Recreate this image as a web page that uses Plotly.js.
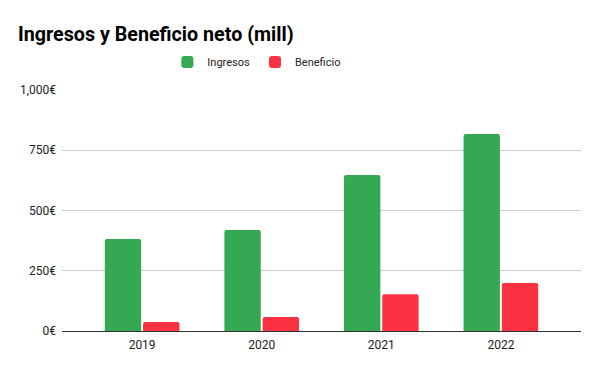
<!DOCTYPE html>
<html>
<head>
<meta charset="utf-8">
<script src="https://cdn.plot.ly/plotly-3.0.1.min.js"></script>
<style>html,body{margin:0;padding:0;background:#fff;}#chart{width:600px;height:371px;}</style>
</head>
<body>
<div id="chart"></div>
<script>
const years = ['2019', '2020', '2021', '2022'];
const ingresos = [382, 419, 647, 817];
const beneficio = [37, 58, 153, 199];
const yTicks = [0, 250, 500, 750, 1000];
const yTickText = ['0€', '250€', '500€', '750€', '1,000€'];

const traces = [
  {type: 'bar', name: 'Ingresos', x: years, y: ingresos,
   marker: {color: '#34a853', cornerradius: 2}, hoverinfo: 'none'},
  {type: 'bar', name: 'Beneficio', x: years, y: beneficio,
   marker: {color: '#fa3241', cornerradius: 2}, hoverinfo: 'none'}
];

const layout = {
  width: 600, height: 371,
  margin: {l: 62, r: 19, t: 90, b: 40},
  paper_bgcolor: '#fff', plot_bgcolor: '#fff',
  font: {family: 'Roboto, sans-serif', size: 12, color: '#222'},
  title: {text: '<b>Ingresos y Beneficio neto (mill)</b>', xref: 'container', x: 0.03, xanchor: 'left',
          yref: 'container', y: 0.89, yanchor: 'bottom', font: {size: 19.7, color: '#000', family: 'Roboto, sans-serif'}},
  showlegend: true,
  legend: {orientation: 'h', x: 0.203, xanchor: 'left', y: 1.116, yanchor: 'middle',
           font: {size: 11, color: '#222'}, itemwidth: 30, tracegroupgap: 0},
  barmode: 'group', bargap: 0.36, bargroupgap: 0.05,
  xaxis: {type: 'category', range: [-0.67, 3.67], showgrid: false, zeroline: false, showline: false,
          ticks: '', ticklabelstandoff: 5, tickfont: {size: 12, color: '#222'}},
  yaxis: {range: [0, 1000], tickvals: yTicks, ticktext: yTickText,
          showgrid: true, gridcolor: '#cccccc', gridwidth: 1, zeroline: true, zerolinecolor: '#333', zerolinewidth: 1,
          showline: false, ticks: '', ticklabelstandoff: 5, tickfont: {size: 12, color: '#222'}, automargin: false}
};

Plotly.newPlot('chart', traces, layout, {displayModeBar: false, staticPlot: true});
</script>
</body>
</html>
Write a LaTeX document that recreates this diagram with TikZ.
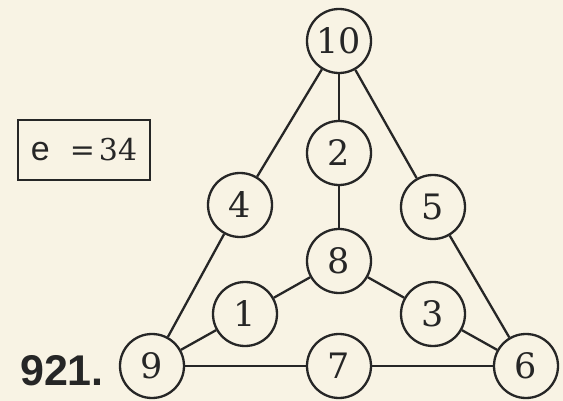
\documentclass[tikz,border=0pt]{standalone}
\usepackage{fontspec}
\newfontfamily\labelfont{Liberation Sans}
\newfontfamily\numfont{DejaVu Serif}
\definecolor{paper}{HTML}{F8F3E4}
\definecolor{ink}{HTML}{262626}
\begin{document}
\begin{tikzpicture}[x=1pt,y=-1pt,
  num/.style={circle,draw=ink,line width=2.3pt,minimum size=64pt,inner sep=0pt,
    text=ink,font=\numfont\fontsize{35}{35}\selectfont},
  edge/.style={draw=ink,line width=2.3pt}]
\fill[paper] (0,0) rectangle (563,401);
\useasboundingbox (0,0) rectangle (563,401);
\node[num] (n10) at (339,41) {10};
\node[num] (n2) at (339,153) {2};
\node[num] (n4) at (240,205) {4};
\node[num] (n5) at (433,207) {5};
\node[num] (n8) at (339,261) {8};
\node[num] (n1) at (245,314) {1};
\node[num] (n3) at (433,314) {3};
\node[num] (n9) at (152,366) {9};
\node[num] (n7) at (339,366) {7};
\node[num] (n6) at (526,366) {6};
\draw[edge] (n10) -- (n4) (n4) -- (n9);
\draw[edge] (n10) -- (n5) (n5) -- (n6);
\draw[edge] (n10) -- (n2) (n2) -- (n8);
\draw[edge] (n8) -- (n1) (n1) -- (n9);
\draw[edge] (n8) -- (n3) (n3) -- (n6);
\draw[edge] (n9) -- (n7) (n7) -- (n6);
\node[draw=ink,line width=2.6pt,minimum width=132pt,minimum height=60pt,inner sep=0pt,text=ink]
  (box) at (84,150) {{\labelfont\fontsize{34}{34}\selectfont e}\hspace{20pt}{\numfont\fontsize{30}{30}\selectfont =\hspace{4pt}34}};
\node[anchor=base east,inner sep=0pt,text=ink,font=\labelfont\bfseries\fontsize{43}{43}\selectfont]
  (lbl) at (104,385) {921.};
\end{tikzpicture}
\end{document}
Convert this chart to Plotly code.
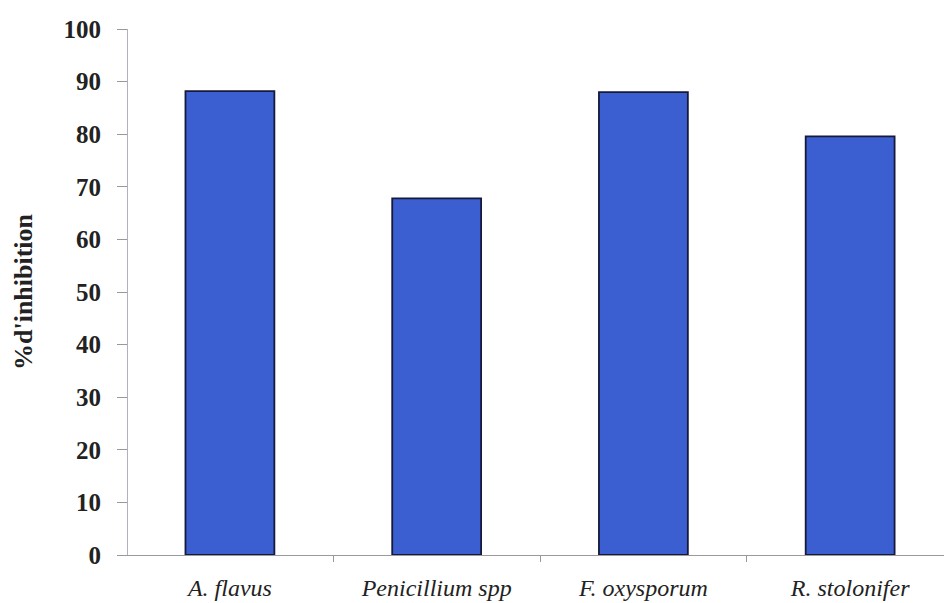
import plotly.graph_objects as go

# Inhibition (%) per fungus
fungi = ["A. flavus", "Penicillium spp", "F. oxysporum", "R. stolonifer"]
inhibition = [88.2, 67.8, 88.0, 79.6]
y_ticks = list(range(0, 101, 10))

positions = list(range(len(fungi)))

fig = go.Figure()
fig.add_trace(go.Bar(
    x=positions, y=inhibition, width=0.43,
    marker=dict(color="#3b5fd0", line=dict(color="#161a3a", width=1.8)),
    showlegend=False,
))

fig.update_layout(
    width=944, height=603,
    margin=dict(l=128, r=0, t=29, b=48),
    paper_bgcolor="white", plot_bgcolor="white",
    font=dict(family="Liberation Serif", color="#222222"),
)
fig.update_xaxes(
    range=[-0.493, 3.454],
    automargin=False,
    tickvals=positions, ticktext=fungi,
    tickfont=dict(size=24, family="Liberation Serif", style="italic"),
    ticks="outside", ticklen=11, tickcolor="rgba(0,0,0,0)",
    minor=dict(tickvals=[0.5, 1.5, 2.5], ticks="outside", ticklen=6, tickcolor="#999999"),
    showline=True, linecolor="#9a9a9a", linewidth=1,
    showgrid=False, zeroline=False,
)
fig.update_yaxes(
    range=[0, 100],
    automargin=False,
    tickvals=y_ticks,
    tickfont=dict(size=25, family="Liberation Serif", weight="bold"),
    ticks="outside", ticklen=10, tickcolor="#999999",
    ticklabelstandoff=11,
    showline=True, linecolor="#b0b0c0", linewidth=1,
    showgrid=False, zeroline=False,
    title=dict(text="%d'inhibition", font=dict(size=26, family="Liberation Serif", weight="bold"), standoff=23),
)

# drop the page's default body margin so the figure sits at the window corner
fig.write_html("out.html", config={"displayModeBar": False},
               post_script="document.body.style.margin='0';")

---

● Task statement:
Reproduce the listing exactly. Leave its pictures out.

● Full answer:
Recreate this image as a web page that uses Plotly.js.
<!DOCTYPE html>
<html>
<head>
<meta charset="utf-8">
<script src="https://cdn.plot.ly/plotly-3.0.1.min.js"></script>
<style>html,body{margin:0;padding:0;background:#fff;}#chart{width:600px;height:371px;}</style>
</head>
<body>
<div id="chart"></div>
<script>
const years = ['2019', '2020', '2021', '2022'];
const ingresos = [382, 419, 647, 817];
const beneficio = [37, 58, 153, 199];
const yTicks = [0, 250, 500, 750, 1000];
const yTickText = ['0€', '250€', '500€', '750€', '1,000€'];

const traces = [
  {type: 'bar', name: 'Ingresos', x: years, y: ingresos,
   marker: {color: '#34a853', cornerradius: 2}, hoverinfo: 'none'},
  {type: 'bar', name: 'Beneficio', x: years, y: beneficio,
   marker: {color: '#fa3241', cornerradius: 2}, hoverinfo: 'none'}
];

const layout = {
  width: 600, height: 371,
  margin: {l: 62, r: 19, t: 90, b: 40},
  paper_bgcolor: '#fff', plot_bgcolor: '#fff',
  font: {family: 'Roboto, sans-serif', size: 12, color: '#222'},
  title: {text: '<b>Ingresos y Beneficio neto (mill)</b>', xref: 'container', x: 0.03, xanchor: 'left',
          yref: 'container', y: 0.89, yanchor: 'bottom', font: {size: 19.7, color: '#000', family: 'Roboto, sans-serif'}},
  showlegend: true,
  legend: {orientation: 'h', x: 0.203, xanchor: 'left', y: 1.116, yanchor: 'middle',
           font: {size: 11, color: '#222'}, itemwidth: 30, tracegroupgap: 0},
  barmode: 'group', bargap: 0.36, bargroupgap: 0.05,
  xaxis: {type: 'category', range: [-0.67, 3.67], showgrid: false, zeroline: false, showline: false,
          ticks: '', ticklabelstandoff: 5, tickfont: {size: 12, color: '#222'}},
  yaxis: {range: [0, 1000], tickvals: yTicks, ticktext: yTickText,
          showgrid: true, gridcolor: '#cccccc', gridwidth: 1, zeroline: true, zerolinecolor: '#333', zerolinewidth: 1,
          showline: false, ticks: '', ticklabelstandoff: 5, tickfont: {size: 12, color: '#222'}, automargin: false}
};

Plotly.newPlot('chart', traces, layout, {displayModeBar: false, staticPlot: true});
</script>
</body>
</html>
Write a LaTeX document that recreates this diagram with TikZ.
\documentclass[tikz,border=0pt]{standalone}
\usepackage{fontspec}
\newfontfamily\labelfont{Liberation Sans}
\newfontfamily\numfont{DejaVu Serif}
\definecolor{paper}{HTML}{F8F3E4}
\definecolor{ink}{HTML}{262626}
\begin{document}
\begin{tikzpicture}[x=1pt,y=-1pt,
  num/.style={circle,draw=ink,line width=2.3pt,minimum size=64pt,inner sep=0pt,
    text=ink,font=\numfont\fontsize{35}{35}\selectfont},
  edge/.style={draw=ink,line width=2.3pt}]
\fill[paper] (0,0) rectangle (563,401);
\useasboundingbox (0,0) rectangle (563,401);
\node[num] (n10) at (339,41) {10};
\node[num] (n2) at (339,153) {2};
\node[num] (n4) at (240,205) {4};
\node[num] (n5) at (433,207) {5};
\node[num] (n8) at (339,261) {8};
\node[num] (n1) at (245,314) {1};
\node[num] (n3) at (433,314) {3};
\node[num] (n9) at (152,366) {9};
\node[num] (n7) at (339,366) {7};
\node[num] (n6) at (526,366) {6};
\draw[edge] (n10) -- (n4) (n4) -- (n9);
\draw[edge] (n10) -- (n5) (n5) -- (n6);
\draw[edge] (n10) -- (n2) (n2) -- (n8);
\draw[edge] (n8) -- (n1) (n1) -- (n9);
\draw[edge] (n8) -- (n3) (n3) -- (n6);
\draw[edge] (n9) -- (n7) (n7) -- (n6);
\node[draw=ink,line width=2.6pt,minimum width=132pt,minimum height=60pt,inner sep=0pt,text=ink]
  (box) at (84,150) {{\labelfont\fontsize{34}{34}\selectfont e}\hspace{20pt}{\numfont\fontsize{30}{30}\selectfont =\hspace{4pt}34}};
\node[anchor=base east,inner sep=0pt,text=ink,font=\labelfont\bfseries\fontsize{43}{43}\selectfont]
  (lbl) at (104,385) {921.};
\end{tikzpicture}
\end{document}
Convert this chart to Plotly code.
import plotly.graph_objects as go

# Inhibition (%) per fungus
fungi = ["A. flavus", "Penicillium spp", "F. oxysporum", "R. stolonifer"]
inhibition = [88.2, 67.8, 88.0, 79.6]
y_ticks = list(range(0, 101, 10))

positions = list(range(len(fungi)))

fig = go.Figure()
fig.add_trace(go.Bar(
    x=positions, y=inhibition, width=0.43,
    marker=dict(color="#3b5fd0", line=dict(color="#161a3a", width=1.8)),
    showlegend=False,
))

fig.update_layout(
    width=944, height=603,
    margin=dict(l=128, r=0, t=29, b=48),
    paper_bgcolor="white", plot_bgcolor="white",
    font=dict(family="Liberation Serif", color="#222222"),
)
fig.update_xaxes(
    range=[-0.493, 3.454],
    automargin=False,
    tickvals=positions, ticktext=fungi,
    tickfont=dict(size=24, family="Liberation Serif", style="italic"),
    ticks="outside", ticklen=11, tickcolor="rgba(0,0,0,0)",
    minor=dict(tickvals=[0.5, 1.5, 2.5], ticks="outside", ticklen=6, tickcolor="#999999"),
    showline=True, linecolor="#9a9a9a", linewidth=1,
    showgrid=False, zeroline=False,
)
fig.update_yaxes(
    range=[0, 100],
    automargin=False,
    tickvals=y_ticks,
    tickfont=dict(size=25, family="Liberation Serif", weight="bold"),
    ticks="outside", ticklen=10, tickcolor="#999999",
    ticklabelstandoff=11,
    showline=True, linecolor="#b0b0c0", linewidth=1,
    showgrid=False, zeroline=False,
    title=dict(text="%d'inhibition", font=dict(size=26, family="Liberation Serif", weight="bold"), standoff=23),
)

# drop the page's default body margin so the figure sits at the window corner
fig.write_html("out.html", config={"displayModeBar": False},
               post_script="document.body.style.margin='0';")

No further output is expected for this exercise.